Objective:
Restate the data below word for word. Skip any images it contains.

Source excerpt:
-- Begin --

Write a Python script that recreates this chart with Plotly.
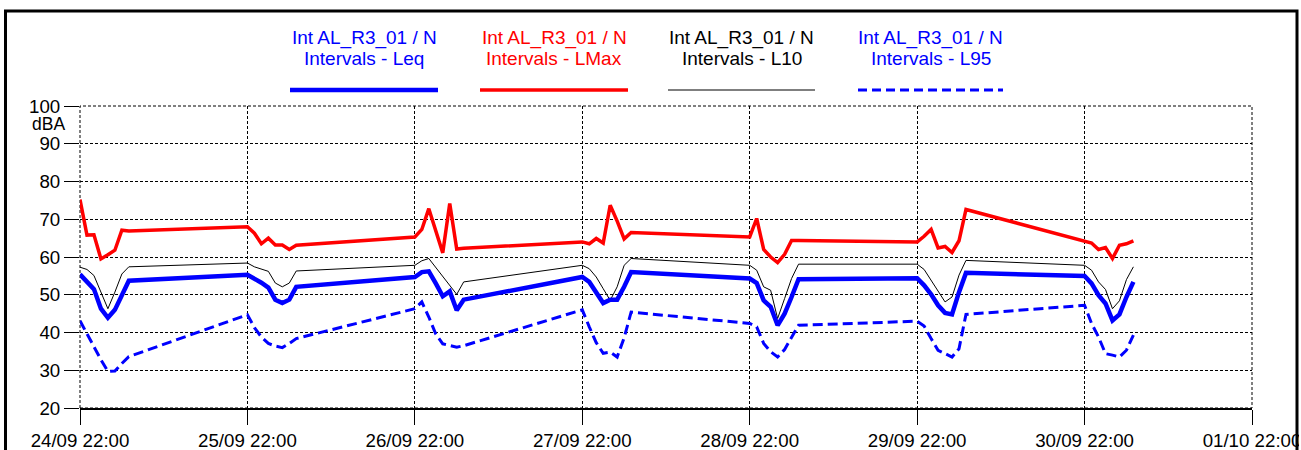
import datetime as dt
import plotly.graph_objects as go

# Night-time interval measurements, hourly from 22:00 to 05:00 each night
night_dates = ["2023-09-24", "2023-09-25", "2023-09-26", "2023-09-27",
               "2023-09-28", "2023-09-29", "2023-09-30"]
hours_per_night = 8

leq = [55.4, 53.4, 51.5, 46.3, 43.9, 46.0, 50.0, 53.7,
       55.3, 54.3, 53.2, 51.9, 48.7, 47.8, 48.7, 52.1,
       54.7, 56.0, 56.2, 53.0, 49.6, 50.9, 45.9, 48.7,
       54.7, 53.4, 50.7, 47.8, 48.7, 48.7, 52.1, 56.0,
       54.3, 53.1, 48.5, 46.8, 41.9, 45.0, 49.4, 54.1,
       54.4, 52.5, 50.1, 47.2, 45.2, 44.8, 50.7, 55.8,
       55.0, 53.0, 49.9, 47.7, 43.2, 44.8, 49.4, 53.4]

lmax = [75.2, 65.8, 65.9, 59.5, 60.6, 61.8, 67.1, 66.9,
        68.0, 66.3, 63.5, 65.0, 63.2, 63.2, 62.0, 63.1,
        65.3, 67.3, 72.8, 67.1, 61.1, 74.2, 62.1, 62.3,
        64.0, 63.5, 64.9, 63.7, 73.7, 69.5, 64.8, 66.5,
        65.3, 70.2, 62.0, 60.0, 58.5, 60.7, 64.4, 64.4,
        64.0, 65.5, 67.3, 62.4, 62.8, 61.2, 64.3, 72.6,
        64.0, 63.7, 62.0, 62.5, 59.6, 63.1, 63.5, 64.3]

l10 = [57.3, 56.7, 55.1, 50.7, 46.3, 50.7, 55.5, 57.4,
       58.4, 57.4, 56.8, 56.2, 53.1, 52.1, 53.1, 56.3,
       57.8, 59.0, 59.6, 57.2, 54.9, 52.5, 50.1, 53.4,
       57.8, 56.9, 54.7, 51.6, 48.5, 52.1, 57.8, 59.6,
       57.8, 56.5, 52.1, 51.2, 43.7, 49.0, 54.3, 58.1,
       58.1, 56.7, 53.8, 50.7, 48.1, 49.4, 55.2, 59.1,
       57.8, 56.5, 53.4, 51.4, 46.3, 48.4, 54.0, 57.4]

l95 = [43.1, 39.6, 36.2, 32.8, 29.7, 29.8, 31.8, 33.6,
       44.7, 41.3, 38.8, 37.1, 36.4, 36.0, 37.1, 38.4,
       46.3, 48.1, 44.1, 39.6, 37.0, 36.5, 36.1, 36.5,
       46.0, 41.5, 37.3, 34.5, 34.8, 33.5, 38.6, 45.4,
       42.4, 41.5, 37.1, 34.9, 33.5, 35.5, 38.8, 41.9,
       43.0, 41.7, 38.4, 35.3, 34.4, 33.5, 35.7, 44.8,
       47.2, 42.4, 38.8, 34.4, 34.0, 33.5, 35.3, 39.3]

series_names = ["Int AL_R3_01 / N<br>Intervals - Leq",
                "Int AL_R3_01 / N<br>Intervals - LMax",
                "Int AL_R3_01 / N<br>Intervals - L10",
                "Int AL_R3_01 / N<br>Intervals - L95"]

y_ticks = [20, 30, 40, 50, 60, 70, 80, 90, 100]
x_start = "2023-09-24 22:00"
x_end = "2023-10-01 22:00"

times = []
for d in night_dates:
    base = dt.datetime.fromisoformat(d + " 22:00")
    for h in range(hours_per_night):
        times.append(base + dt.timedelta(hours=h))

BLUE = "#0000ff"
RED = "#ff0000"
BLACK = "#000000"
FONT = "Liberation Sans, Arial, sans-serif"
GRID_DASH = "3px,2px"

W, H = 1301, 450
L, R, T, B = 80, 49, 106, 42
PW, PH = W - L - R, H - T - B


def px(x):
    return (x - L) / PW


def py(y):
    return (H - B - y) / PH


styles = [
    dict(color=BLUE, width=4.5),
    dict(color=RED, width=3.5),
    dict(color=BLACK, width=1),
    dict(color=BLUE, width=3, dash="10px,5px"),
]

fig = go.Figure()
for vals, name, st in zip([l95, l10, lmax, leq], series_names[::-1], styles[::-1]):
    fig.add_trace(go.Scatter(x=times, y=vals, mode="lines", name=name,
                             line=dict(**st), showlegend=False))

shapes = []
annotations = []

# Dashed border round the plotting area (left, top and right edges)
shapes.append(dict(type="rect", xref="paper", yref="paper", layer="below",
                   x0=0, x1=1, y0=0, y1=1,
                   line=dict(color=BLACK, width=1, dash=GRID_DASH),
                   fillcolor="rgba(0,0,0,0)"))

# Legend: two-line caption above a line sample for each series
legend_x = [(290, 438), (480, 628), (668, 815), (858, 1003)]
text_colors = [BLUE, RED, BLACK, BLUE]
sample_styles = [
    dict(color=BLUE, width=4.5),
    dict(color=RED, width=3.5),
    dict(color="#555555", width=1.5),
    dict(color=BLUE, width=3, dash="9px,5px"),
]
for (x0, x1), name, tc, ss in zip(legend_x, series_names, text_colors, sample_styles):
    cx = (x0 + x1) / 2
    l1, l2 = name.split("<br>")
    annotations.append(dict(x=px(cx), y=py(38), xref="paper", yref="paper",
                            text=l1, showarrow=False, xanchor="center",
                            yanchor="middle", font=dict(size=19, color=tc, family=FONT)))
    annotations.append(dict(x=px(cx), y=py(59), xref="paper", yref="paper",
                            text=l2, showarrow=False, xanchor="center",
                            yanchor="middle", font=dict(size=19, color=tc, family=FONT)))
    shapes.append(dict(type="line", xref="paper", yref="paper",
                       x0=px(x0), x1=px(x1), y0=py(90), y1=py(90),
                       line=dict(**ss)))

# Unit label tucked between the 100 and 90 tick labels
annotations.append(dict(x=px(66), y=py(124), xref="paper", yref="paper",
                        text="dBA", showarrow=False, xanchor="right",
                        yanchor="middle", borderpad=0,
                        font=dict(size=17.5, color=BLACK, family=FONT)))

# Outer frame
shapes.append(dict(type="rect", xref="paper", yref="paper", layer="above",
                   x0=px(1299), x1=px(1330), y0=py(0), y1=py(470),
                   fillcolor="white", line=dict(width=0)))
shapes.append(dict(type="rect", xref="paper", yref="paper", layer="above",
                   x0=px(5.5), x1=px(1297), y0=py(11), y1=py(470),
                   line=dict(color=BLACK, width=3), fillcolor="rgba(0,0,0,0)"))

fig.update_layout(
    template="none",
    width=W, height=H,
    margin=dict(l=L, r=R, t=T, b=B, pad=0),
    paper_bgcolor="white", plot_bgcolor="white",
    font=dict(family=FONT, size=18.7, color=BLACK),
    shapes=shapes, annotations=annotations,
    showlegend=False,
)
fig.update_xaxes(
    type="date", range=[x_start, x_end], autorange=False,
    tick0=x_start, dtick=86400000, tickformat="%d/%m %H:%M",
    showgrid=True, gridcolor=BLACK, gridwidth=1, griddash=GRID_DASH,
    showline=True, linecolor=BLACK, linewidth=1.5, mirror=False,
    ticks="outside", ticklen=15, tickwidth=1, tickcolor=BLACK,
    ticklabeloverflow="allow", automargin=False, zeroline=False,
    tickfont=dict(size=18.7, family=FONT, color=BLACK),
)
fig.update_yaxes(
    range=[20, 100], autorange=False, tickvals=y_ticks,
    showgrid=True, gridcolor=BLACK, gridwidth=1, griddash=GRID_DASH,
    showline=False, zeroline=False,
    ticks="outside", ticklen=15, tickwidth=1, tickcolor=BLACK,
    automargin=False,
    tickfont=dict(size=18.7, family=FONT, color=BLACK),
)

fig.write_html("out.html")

-- End --

Result:
Write a Python script that recreates this chart with Plotly.
import datetime as dt
import plotly.graph_objects as go

# Night-time interval measurements, hourly from 22:00 to 05:00 each night
night_dates = ["2023-09-24", "2023-09-25", "2023-09-26", "2023-09-27",
               "2023-09-28", "2023-09-29", "2023-09-30"]
hours_per_night = 8

leq = [55.4, 53.4, 51.5, 46.3, 43.9, 46.0, 50.0, 53.7,
       55.3, 54.3, 53.2, 51.9, 48.7, 47.8, 48.7, 52.1,
       54.7, 56.0, 56.2, 53.0, 49.6, 50.9, 45.9, 48.7,
       54.7, 53.4, 50.7, 47.8, 48.7, 48.7, 52.1, 56.0,
       54.3, 53.1, 48.5, 46.8, 41.9, 45.0, 49.4, 54.1,
       54.4, 52.5, 50.1, 47.2, 45.2, 44.8, 50.7, 55.8,
       55.0, 53.0, 49.9, 47.7, 43.2, 44.8, 49.4, 53.4]

lmax = [75.2, 65.8, 65.9, 59.5, 60.6, 61.8, 67.1, 66.9,
        68.0, 66.3, 63.5, 65.0, 63.2, 63.2, 62.0, 63.1,
        65.3, 67.3, 72.8, 67.1, 61.1, 74.2, 62.1, 62.3,
        64.0, 63.5, 64.9, 63.7, 73.7, 69.5, 64.8, 66.5,
        65.3, 70.2, 62.0, 60.0, 58.5, 60.7, 64.4, 64.4,
        64.0, 65.5, 67.3, 62.4, 62.8, 61.2, 64.3, 72.6,
        64.0, 63.7, 62.0, 62.5, 59.6, 63.1, 63.5, 64.3]

l10 = [57.3, 56.7, 55.1, 50.7, 46.3, 50.7, 55.5, 57.4,
       58.4, 57.4, 56.8, 56.2, 53.1, 52.1, 53.1, 56.3,
       57.8, 59.0, 59.6, 57.2, 54.9, 52.5, 50.1, 53.4,
       57.8, 56.9, 54.7, 51.6, 48.5, 52.1, 57.8, 59.6,
       57.8, 56.5, 52.1, 51.2, 43.7, 49.0, 54.3, 58.1,
       58.1, 56.7, 53.8, 50.7, 48.1, 49.4, 55.2, 59.1,
       57.8, 56.5, 53.4, 51.4, 46.3, 48.4, 54.0, 57.4]

l95 = [43.1, 39.6, 36.2, 32.8, 29.7, 29.8, 31.8, 33.6,
       44.7, 41.3, 38.8, 37.1, 36.4, 36.0, 37.1, 38.4,
       46.3, 48.1, 44.1, 39.6, 37.0, 36.5, 36.1, 36.5,
       46.0, 41.5, 37.3, 34.5, 34.8, 33.5, 38.6, 45.4,
       42.4, 41.5, 37.1, 34.9, 33.5, 35.5, 38.8, 41.9,
       43.0, 41.7, 38.4, 35.3, 34.4, 33.5, 35.7, 44.8,
       47.2, 42.4, 38.8, 34.4, 34.0, 33.5, 35.3, 39.3]

series_names = ["Int AL_R3_01 / N<br>Intervals - Leq",
                "Int AL_R3_01 / N<br>Intervals - LMax",
                "Int AL_R3_01 / N<br>Intervals - L10",
                "Int AL_R3_01 / N<br>Intervals - L95"]

y_ticks = [20, 30, 40, 50, 60, 70, 80, 90, 100]
x_start = "2023-09-24 22:00"
x_end = "2023-10-01 22:00"

times = []
for d in night_dates:
    base = dt.datetime.fromisoformat(d + " 22:00")
    for h in range(hours_per_night):
        times.append(base + dt.timedelta(hours=h))

BLUE = "#0000ff"
RED = "#ff0000"
BLACK = "#000000"
FONT = "Liberation Sans, Arial, sans-serif"
GRID_DASH = "3px,2px"

W, H = 1301, 450
L, R, T, B = 80, 49, 106, 42
PW, PH = W - L - R, H - T - B


def px(x):
    return (x - L) / PW


def py(y):
    return (H - B - y) / PH


styles = [
    dict(color=BLUE, width=4.5),
    dict(color=RED, width=3.5),
    dict(color=BLACK, width=1),
    dict(color=BLUE, width=3, dash="10px,5px"),
]

fig = go.Figure()
for vals, name, st in zip([l95, l10, lmax, leq], series_names[::-1], styles[::-1]):
    fig.add_trace(go.Scatter(x=times, y=vals, mode="lines", name=name,
                             line=dict(**st), showlegend=False))

shapes = []
annotations = []

# Dashed border round the plotting area (left, top and right edges)
shapes.append(dict(type="rect", xref="paper", yref="paper", layer="below",
                   x0=0, x1=1, y0=0, y1=1,
                   line=dict(color=BLACK, width=1, dash=GRID_DASH),
                   fillcolor="rgba(0,0,0,0)"))

# Legend: two-line caption above a line sample for each series
legend_x = [(290, 438), (480, 628), (668, 815), (858, 1003)]
text_colors = [BLUE, RED, BLACK, BLUE]
sample_styles = [
    dict(color=BLUE, width=4.5),
    dict(color=RED, width=3.5),
    dict(color="#555555", width=1.5),
    dict(color=BLUE, width=3, dash="9px,5px"),
]
for (x0, x1), name, tc, ss in zip(legend_x, series_names, text_colors, sample_styles):
    cx = (x0 + x1) / 2
    l1, l2 = name.split("<br>")
    annotations.append(dict(x=px(cx), y=py(38), xref="paper", yref="paper",
                            text=l1, showarrow=False, xanchor="center",
                            yanchor="middle", font=dict(size=19, color=tc, family=FONT)))
    annotations.append(dict(x=px(cx), y=py(59), xref="paper", yref="paper",
                            text=l2, showarrow=False, xanchor="center",
                            yanchor="middle", font=dict(size=19, color=tc, family=FONT)))
    shapes.append(dict(type="line", xref="paper", yref="paper",
                       x0=px(x0), x1=px(x1), y0=py(90), y1=py(90),
                       line=dict(**ss)))

# Unit label tucked between the 100 and 90 tick labels
annotations.append(dict(x=px(66), y=py(124), xref="paper", yref="paper",
                        text="dBA", showarrow=False, xanchor="right",
                        yanchor="middle", borderpad=0,
                        font=dict(size=17.5, color=BLACK, family=FONT)))

# Outer frame
shapes.append(dict(type="rect", xref="paper", yref="paper", layer="above",
                   x0=px(1299), x1=px(1330), y0=py(0), y1=py(470),
                   fillcolor="white", line=dict(width=0)))
shapes.append(dict(type="rect", xref="paper", yref="paper", layer="above",
                   x0=px(5.5), x1=px(1297), y0=py(11), y1=py(470),
                   line=dict(color=BLACK, width=3), fillcolor="rgba(0,0,0,0)"))

fig.update_layout(
    template="none",
    width=W, height=H,
    margin=dict(l=L, r=R, t=T, b=B, pad=0),
    paper_bgcolor="white", plot_bgcolor="white",
    font=dict(family=FONT, size=18.7, color=BLACK),
    shapes=shapes, annotations=annotations,
    showlegend=False,
)
fig.update_xaxes(
    type="date", range=[x_start, x_end], autorange=False,
    tick0=x_start, dtick=86400000, tickformat="%d/%m %H:%M",
    showgrid=True, gridcolor=BLACK, gridwidth=1, griddash=GRID_DASH,
    showline=True, linecolor=BLACK, linewidth=1.5, mirror=False,
    ticks="outside", ticklen=15, tickwidth=1, tickcolor=BLACK,
    ticklabeloverflow="allow", automargin=False, zeroline=False,
    tickfont=dict(size=18.7, family=FONT, color=BLACK),
)
fig.update_yaxes(
    range=[20, 100], autorange=False, tickvals=y_ticks,
    showgrid=True, gridcolor=BLACK, gridwidth=1, griddash=GRID_DASH,
    showline=False, zeroline=False,
    ticks="outside", ticklen=15, tickwidth=1, tickcolor=BLACK,
    automargin=False,
    tickfont=dict(size=18.7, family=FONT, color=BLACK),
)

fig.write_html("out.html")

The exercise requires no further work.